Que pensez—vous du phénomène #MoiAussi ?

D’une part, je pense que les victimes doivent parler. Le silence est toujours une forme de collaboration avec l’oppresseur. Le silence protège les agresseurs. La plupart des crimes sont tus et en conséquence, les hommes ne les considèrent pas comme des crimes. Les femmes non plus d’ailleurs. Les femmes ont tendance à accuser les autres femmes, à les rendre responsables de ce qui leur arrive. Il faut que cela cesse. Ce silence doit être brisé. D’autre part, comme pour tout, il existe le risque d’aller trop loin, que la dénonciation tourne en haine des hommes. Il ne faut pas oublier que les hommes sont aussi les victimes d’un système machiste et paternaliste. L’oppression des femmes est un péché systématique inscrit dans notre histoire. Le machisme est une prison pour les hommes aussi. Il faut voir les deux côtés de la pièce.

Dans la foulée de la polémique #MoiAussi, faut—il censurer les artistes qui sont visés par celle—ci, ou faut—il séparer l’homme de l’oeuvre ?

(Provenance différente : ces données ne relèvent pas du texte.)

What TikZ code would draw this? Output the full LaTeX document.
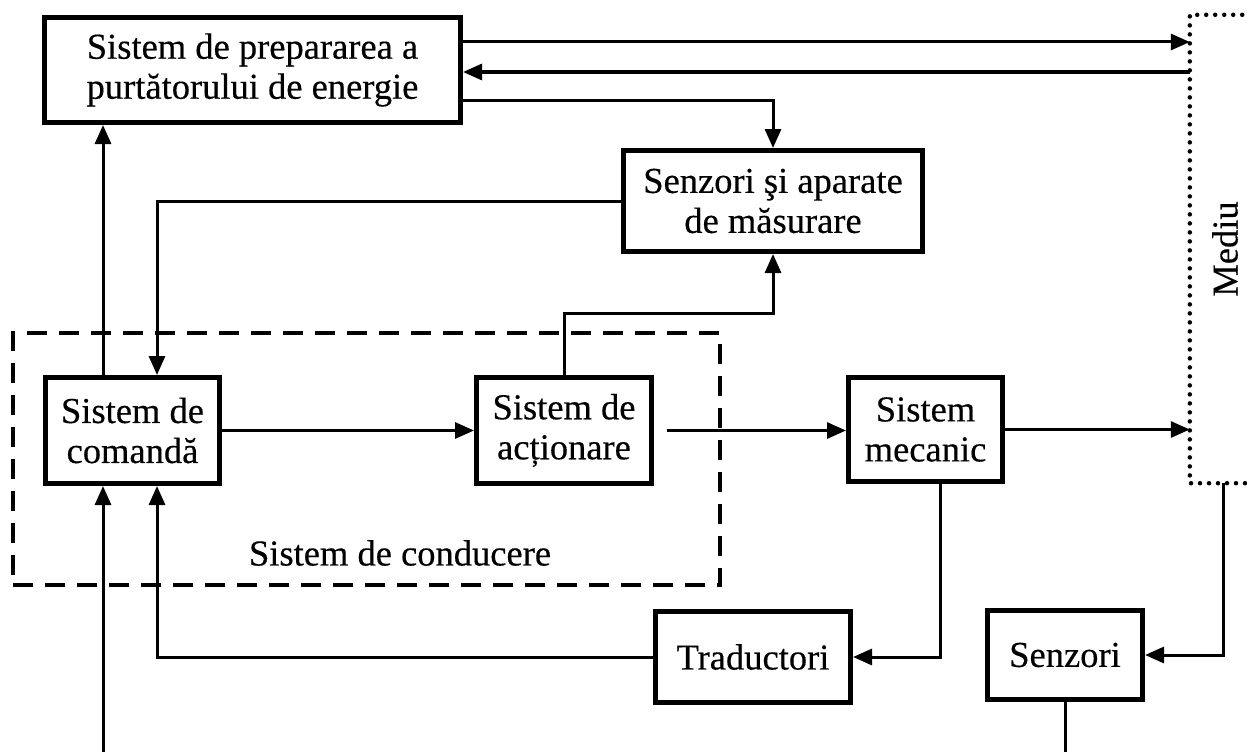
\documentclass[tikz,border=0pt]{standalone}
\usepackage{fontspec}
\setmainfont{Liberation Serif}[FakeBold=0.35]
\usetikzlibrary{arrows.meta}
\begin{document}
\begin{tikzpicture}[x=1pt,y=-1pt,
  font=\fontsize{36.5}{40}\selectfont,
  blk/.style={draw,line width=5pt,align=center,inner sep=0pt},
  link/.style={line width=3pt},
  arr/.style={link,-{Triangle[length=19pt,width=16pt]}},
  groupbox/.style={draw,line width=3.5pt,dash pattern=on 20pt off 12pt,inner sep=0pt},
  envbox/.style={line width=4.5pt,dash pattern=on 0pt off 9pt,line cap=round},
]
\useasboundingbox (0,0) rectangle (1247,752);

% blocks
\node[blk,minimum width=416pt,minimum height=105pt] (prep) at (252.5,70)
  {Sistem de prepararea a\\purtătorului de energie};
\node[blk,minimum width=299pt,minimum height=101pt] (senz) at (773,201)
  {Senzori şi aparate\\de măsurare};
\node[groupbox,minimum width=707pt,minimum height=252pt] (cond) at (366.5,459) {};
\node (condlbl) at (400,553) {Sistem de conducere};
\node[blk,minimum width=174pt,minimum height=106pt] (cmd) at (132.5,430.5)
  {Sistem de\\comandă};
\node[blk,minimum width=175pt,minimum height=106pt] (act) at (564,430.5)
  {Sistem de\\acționare};
\node[blk,minimum width=154pt,minimum height=104pt] (mec) at (925.5,429.5)
  {Sistem\\mecanic};
\node[blk,minimum width=195pt,minimum height=91pt] (trad) at (753,657) {Traductori};
\node[blk,minimum width=155pt,minimum height=89pt] (senz2) at (1065,655) {Senzori};

% environment (open towards the right edge)
\node[minimum width=70pt,minimum height=468pt,inner sep=0pt] (mediu) at (1225,249)
  {\rotatebox{90}{Mediu}};
\draw[envbox] (mediu.north east) -- (mediu.north west) -- (mediu.south west)
  -- (mediu.south east);

% routing helpers
\coordinate (r42) at (0,42);
\coordinate (r72) at (0,72);
\coordinate (r100) at (0,100);
\coordinate (r313) at (0,313);
\coordinate (c103) at (103,0);
\coordinate (c157) at (157,0);
\coordinate (c940) at (940,0);
\coordinate (c1223) at (1223,0);
\coordinate (bl) at (103,752);
\coordinate (bot) at (0,752);

% connectors
\draw[arr] (prep.east |- r42) -- (mediu.west |- r42);
\draw[arr] (mediu.west |- r72) -- (prep.east |- r72);
\draw[arr] (prep.east |- r100) -| (senz.north);
\draw[arr] (senz.west) -| (cmd.north -| c157);
\draw[arr] (cmd.north -| c103) -- (prep.south -| c103);
\draw[arr] (act.north) -- (act.north |- r313) -| (senz.south);
\draw[arr] (cmd.east) -- (act.west);
\draw[arr] ([xshift=13pt]act.east) -- (act.east -| mec.west);
\draw[arr] (mec.east) -- (mec.east -| mediu.west);
\draw[arr] (mec.south -| c940) |- (trad.east);
\draw[arr] (trad.west) -| (cmd.south -| c157);
\draw[arr] (bl) -- (cmd.south -| bl);
\draw[arr] (mediu.south -| c1223) |- (senz2.east);
\draw[link] (senz2.south) -- (senz2.south |- bot);
\end{tikzpicture}
\end{document}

Comment répondre à cette question ? Est—il encore possible de lire Céline ou Dostoïevski, connus pour leur antisémitisme ? Je n’ai pas besoin d’adorer la personne pour apprécier l’oeuvre. Il y a du sang sur les chefs—d’oeuvre. Le sang des autres. Mais si c’est du grand art, il faut l’apprécier et apprendre de lui.